Has Rowling a fetish, or something?

Date: 2011-12-10 11:08 pm (UTC)
From: [identity profile] condwiramurs.livejournal.com
Yeah, I figured you meant Ginny, sorry. I was being sardonic given the preponderance of annoying characters who are also redheads.

Good catch about the Twinkly One!

I really don't know what to make of the redhead thing, no.

Date: 2011-12-13 05:46 pm (UTC)
From: [identity profile] granatapfelrot.livejournal.com
Yeah. Great work that. Apple goes in. Apple goes out.
With the added bonus of Alan Rickman as stoic, aging drag queen, who plays angsty ON THE INSIDE, to quote Emily Waters hilarious crackfic about that movie, twice;)

Date: 2011-12-08 04:08 am (UTC)
From: [identity profile] oneandthetruth.livejournal.com
Oh, yes, you don't know how many tiresome posts I've read where fans complained that their fandom's villain getting a sympathetic back-story or becoming more emotionally complex made them "soft" and "cliched" and "wimpy." Yeah, because nothing says original like a bad guy who is Evil solely to be Evil and if a bad guy actually starts to look human, he automatically becomes "wimpy." It's more important for a villain to be tough and edgy with zero personality and motivation than to be even the tiniest bit sympathetic. *rolls eyes*

I really loved it in Warriors when we got more of arch-villain Tigerclaw's backstory in Bluestar's Prophecy.

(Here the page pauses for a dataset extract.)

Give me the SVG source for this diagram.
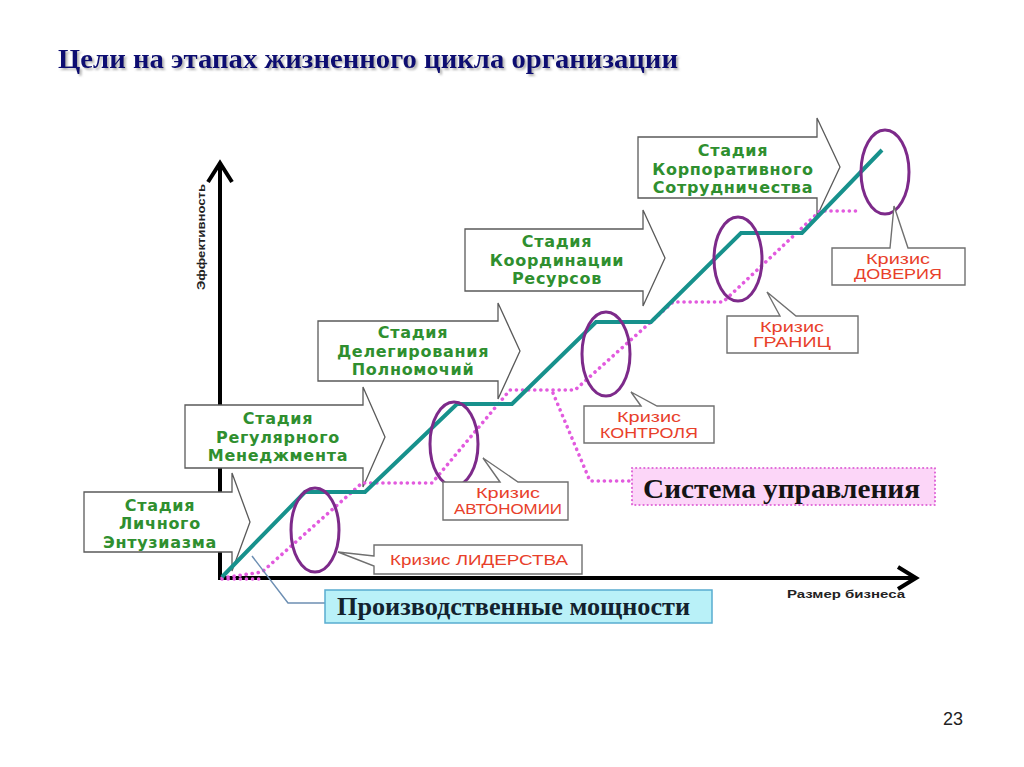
<svg xmlns="http://www.w3.org/2000/svg" width="1024" height="767" viewBox="0 0 1024 767">
<defs>
<filter id="sh" x="-5%" y="-20%" width="110%" height="150%">
<feDropShadow dx="2" dy="2" stdDeviation="1.2" flood-color="#808080" flood-opacity="0.6"/>
</filter>
</defs>
<style>
.stage{fill:#ffffff;stroke:#5a5a5a;stroke-width:1.3}
.st{font-family:"DejaVu Sans",Verdana,sans-serif;font-weight:bold;font-size:16px;letter-spacing:0.7px;fill:#2f8f2f;text-anchor:middle}
.cbox{fill:#ffffff;stroke:#707070;stroke-width:1.4}
.ct{font-family:"Liberation Sans",Arial,sans-serif;font-size:14.5px;fill:#e8402a;text-anchor:middle}
.ell{fill:none;stroke:#7d2a8a;stroke-width:3}
.axis{fill:none;stroke:#000;stroke-width:4;stroke-linecap:butt;stroke-linejoin:miter}
.teal{fill:none;stroke:#17918c;stroke-width:4;stroke-linejoin:miter}
.pink{fill:none;stroke:#e25ade;stroke-width:3.6;stroke-dasharray:0.1 6;stroke-linecap:round}
</style>
<rect width="1024" height="767" fill="#ffffff"/>

<g id="title">
<text x="58" y="68" font-family="Liberation Serif,serif" font-weight="bold" font-size="27" fill="#0c0c72" textLength="620" lengthAdjust="spacingAndGlyphs" filter="url(#sh)">Цели на этапах жизненного цикла организации</text>
</g>

<g id="axes">
<path class="axis" d="M220,580 V164 M208,182 L220,163 L232,182"/>
<path class="axis" d="M218,578 H915 M898,567 L916,578 L898,589"/>
<text transform="translate(205,237) rotate(-90)" font-family="Liberation Sans,Arial,sans-serif" font-weight="bold" font-size="11" fill="#222" text-anchor="middle" textLength="106" lengthAdjust="spacingAndGlyphs">Эффективность</text>
<text x="846" y="598" font-family="Liberation Sans,Arial,sans-serif" font-weight="bold" font-size="11" fill="#222" text-anchor="middle" textLength="118" lengthAdjust="spacingAndGlyphs">Размер бизнеса</text>
</g>

<g id="stage1">
<polygon class="stage" points="84,492 232,492 232,473 250,522 232,571 232,552 84,552"/>
<text class="st" x="160" y="510.5">Стадия</text>
<text class="st" x="160" y="529">Личного</text>
<text class="st" x="160" y="547.5">Энтузиазма</text>
</g>
<g id="stage2">
<polygon class="stage" points="185,405 363,405 363,387 385,437 363,487 363,468 185,468"/>
<text class="st" x="278" y="424">Стадия</text>
<text class="st" x="278" y="442.5">Регулярного</text>
<text class="st" x="278" y="461">Менеджмента</text>
</g>
<g id="stage3">
<polygon class="stage" points="318,321 498,321 498,303 520,351 498,399 498,381 318,381"/>
<text class="st" x="413" y="338">Стадия</text>
<text class="st" x="413" y="356.5">Делегирования</text>
<text class="st" x="413" y="375">Полномочий</text>
</g>
<g id="stage4">
<polygon class="stage" points="465,229 643,229 643,210 665,258 643,306 643,291 465,291"/>
<text class="st" x="557" y="247">Стадия</text>
<text class="st" x="557" y="265.5">Координации</text>
<text class="st" x="557" y="284">Ресурсов</text>
</g>
<g id="stage5">
<polygon class="stage" points="638,137 817,137 817,118 840,167 817,216 817,198 638,198"/>
<text class="st" x="733" y="156">Стадия</text>
<text class="st" x="733" y="174.5">Корпоративного</text>
<text class="st" x="733" y="193">Сотрудничества</text>
</g>

<g id="connectors">
<path class="pink" d="M222,579 H262 M222,578 L262,572 L362,483 L432,483 L510,390 L575,390 L673,302 L723,302 L820,211 L858,211"/>
<path class="pink" d="M553,393 L590,481 L630,481"/>
<path fill="none" stroke="#6d8fb3" stroke-width="1.5" d="M252,556 L288,603 L325,603"/>
<path class="teal" d="M222,577 L305,492 L365,492 L457,404 L512,404 L596,322 L651,322 L741,233 L802,233 L882,150"/>
</g>

<g id="ellipses">
<ellipse class="ell" cx="315" cy="530" rx="24" ry="42"/>
<ellipse class="ell" cx="454" cy="444" rx="24" ry="42"/>
<ellipse class="ell" cx="606" cy="354" rx="24" ry="42"/>
<ellipse class="ell" cx="738" cy="259" rx="24" ry="42"/>
<ellipse class="ell" cx="885" cy="172" rx="24" ry="42"/>
</g>

<g id="crisis1">
<path class="cbox" d="M374,556 L338,552 L374,566 V574 H582 V545 H374 Z"/>
<text class="ct" x="479" y="565" textLength="178" lengthAdjust="spacingAndGlyphs">Кризис ЛИДЕРСТВА</text>
</g>
<g id="crisis2">
<path class="cbox" d="M500,482 L483,458 L518,482 H568 V520 H443 V482 Z"/>
<text class="ct" x="508" y="498" textLength="64" lengthAdjust="spacingAndGlyphs">Кризис</text>
<text class="ct" x="508" y="514" textLength="108" lengthAdjust="spacingAndGlyphs">АВТОНОМИИ</text>
</g>
<g id="crisis3">
<path class="cbox" d="M641,406 L631,392 L657,406 H714 V443 H584 V406 Z"/>
<text class="ct" x="649" y="422" textLength="64" lengthAdjust="spacingAndGlyphs">Кризис</text>
<text class="ct" x="649" y="438" textLength="98" lengthAdjust="spacingAndGlyphs">КОНТРОЛЯ</text>
</g>
<g id="crisis4">
<path class="cbox" d="M780,316 L767,292 L796,316 H858 V353 H727 V316 Z"/>
<text class="ct" x="792" y="332" textLength="64" lengthAdjust="spacingAndGlyphs">Кризис</text>
<text class="ct" x="792" y="347" textLength="78" lengthAdjust="spacingAndGlyphs">ГРАНИЦ</text>
</g>
<g id="crisis5">
<path class="cbox" d="M890,248 L894,206 L908,248 H965 V285 H832 V248 Z"/>
<text class="ct" x="898" y="264" textLength="64" lengthAdjust="spacingAndGlyphs">Кризис</text>
<text class="ct" x="898" y="279" textLength="88" lengthAdjust="spacingAndGlyphs">ДОВЕРИЯ</text>
</g>

<g id="system">
<rect x="632" y="468" width="303" height="37" fill="#fcd6f8" stroke="#e06ad8" stroke-width="2.2" stroke-dasharray="0.1 4" stroke-linecap="round"/>
<text x="643" y="498" font-family="Liberation Serif,serif" font-weight="bold" font-size="27" fill="#141414" textLength="277" lengthAdjust="spacingAndGlyphs">Система управления</text>
</g>

<g id="capacity">
<rect x="325" y="590" width="387" height="33" fill="#b9f1f8" stroke="#58acd0" stroke-width="1.5"/>
<text x="337" y="615" font-family="Liberation Serif,serif" font-weight="bold" font-size="25" fill="#13222e" textLength="353" lengthAdjust="spacingAndGlyphs">Производственные мощности</text>
</g>

<g id="page">
<text x="953" y="725" font-family="Liberation Sans,Arial,sans-serif" font-size="18" fill="#222" text-anchor="middle">23</text>
</g>
</svg>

We found out that his father, the clan leader, got tired of being in charge and left the clan to become a (gasp!) kittypet (domestic pet cat)! So dad not only abandoned his family, clan, and duties, he did it in a way that was particularly shaming for his little son. Although it's never been stated outright, after reading that, I was able to imagine how Tigerclaw could have developed an obsession with becoming a Super Badass Clan Cat to overcompensate for the shame his father had brought on the family. Combine that with his naturally brash personality and a mentor (surrogate parent/trainer) who was hyper-aggressive and encouraged the worst aspects of Tigerclaw's personality, and it's easy to see how he developed into the ruthless tyrant he became.